While doing a homage to the beginnings of film Scorsese also looks forward to the future of film by not just converting Hugo to 3-D but taking the time and budget to utilize and even upgrade James Cameron’s 3-D Avatar technology to shoot Hugo. The resulting film is stunning and some of the very best 3-D ever put on the big screen.
I started this review by implying that Hugo might not be a mainstream film. Hugo in a way feels like a huge budget art house film. There are the silent film references for one thing but more importantly Hugo is a film by a hardcore film fan for hardcore film fans. The greater your passion for film as a medium for storytelling the more Hugo is likely to affect you. You don’t have to be the hardcore film fanatic to like Hugo, but if you are the last hour of the film will have you riveted. The film execution has to be dinged for the length and pace in the early act but Scorsese makes up so much ground for that flaw with his creation of such a unique world for the film fan to play in.
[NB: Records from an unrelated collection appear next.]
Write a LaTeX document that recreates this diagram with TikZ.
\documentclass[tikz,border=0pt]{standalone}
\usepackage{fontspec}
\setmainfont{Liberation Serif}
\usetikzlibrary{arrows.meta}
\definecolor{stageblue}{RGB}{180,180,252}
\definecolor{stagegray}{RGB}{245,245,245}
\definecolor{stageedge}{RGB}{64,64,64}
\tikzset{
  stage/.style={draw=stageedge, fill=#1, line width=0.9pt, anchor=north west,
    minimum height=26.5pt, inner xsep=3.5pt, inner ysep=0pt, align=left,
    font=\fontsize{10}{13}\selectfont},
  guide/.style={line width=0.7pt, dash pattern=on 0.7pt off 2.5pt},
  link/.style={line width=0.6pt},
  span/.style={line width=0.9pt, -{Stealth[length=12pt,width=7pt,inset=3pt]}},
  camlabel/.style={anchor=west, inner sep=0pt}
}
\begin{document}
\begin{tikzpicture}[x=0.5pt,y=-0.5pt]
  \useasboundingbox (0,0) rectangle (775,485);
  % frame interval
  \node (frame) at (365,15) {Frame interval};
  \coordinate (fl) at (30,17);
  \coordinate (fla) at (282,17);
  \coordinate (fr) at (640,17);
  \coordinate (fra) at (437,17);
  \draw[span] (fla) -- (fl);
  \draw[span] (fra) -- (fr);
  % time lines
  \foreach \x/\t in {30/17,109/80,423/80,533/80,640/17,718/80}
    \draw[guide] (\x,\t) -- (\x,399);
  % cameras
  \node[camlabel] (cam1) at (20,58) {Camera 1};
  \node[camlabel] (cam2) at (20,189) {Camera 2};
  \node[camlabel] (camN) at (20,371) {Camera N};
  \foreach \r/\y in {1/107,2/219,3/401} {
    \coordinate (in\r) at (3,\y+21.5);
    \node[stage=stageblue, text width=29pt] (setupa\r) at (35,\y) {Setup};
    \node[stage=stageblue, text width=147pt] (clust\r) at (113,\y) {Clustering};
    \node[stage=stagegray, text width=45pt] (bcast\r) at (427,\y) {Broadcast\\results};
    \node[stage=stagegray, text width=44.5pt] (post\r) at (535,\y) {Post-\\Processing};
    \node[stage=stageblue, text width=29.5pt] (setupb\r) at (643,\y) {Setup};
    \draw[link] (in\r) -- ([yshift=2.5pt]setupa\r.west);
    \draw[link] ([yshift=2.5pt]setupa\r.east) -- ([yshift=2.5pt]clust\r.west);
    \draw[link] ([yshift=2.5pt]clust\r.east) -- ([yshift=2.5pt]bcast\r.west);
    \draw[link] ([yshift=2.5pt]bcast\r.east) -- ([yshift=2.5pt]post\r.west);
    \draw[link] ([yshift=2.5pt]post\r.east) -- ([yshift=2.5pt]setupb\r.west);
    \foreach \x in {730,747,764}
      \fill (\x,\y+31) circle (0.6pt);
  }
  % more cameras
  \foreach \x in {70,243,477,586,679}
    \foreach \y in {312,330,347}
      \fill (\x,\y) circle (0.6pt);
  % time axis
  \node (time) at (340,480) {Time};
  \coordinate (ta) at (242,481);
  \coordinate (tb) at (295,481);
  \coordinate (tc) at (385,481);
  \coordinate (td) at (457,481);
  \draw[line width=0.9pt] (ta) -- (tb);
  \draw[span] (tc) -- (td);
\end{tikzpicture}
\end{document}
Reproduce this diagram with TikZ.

Acting is superlative throughout the film. Asa Butterfield does his best Elijah Wood acting with his big blue eyes but it works most of the time. Chloe Grace Moretz is again amazing just as she was in Kick Ass and Let Me In. Here she’s supposed to be irritating and she is. She ties up the film perfectly at the end too. It’s awesome to see Christopher Lee doing such good work here and Ben Kingsley is great just as he always is when he’s not slumming in some terrible movie. If you sit down in front of Hugo looking for something in the realm of Harry Potter you’re probably going to be disappointed. Sit down in front of Hugo expecting one of the magicians of film to use his bag of tricks to show us why this brand of magic is so important and you’ll love this film.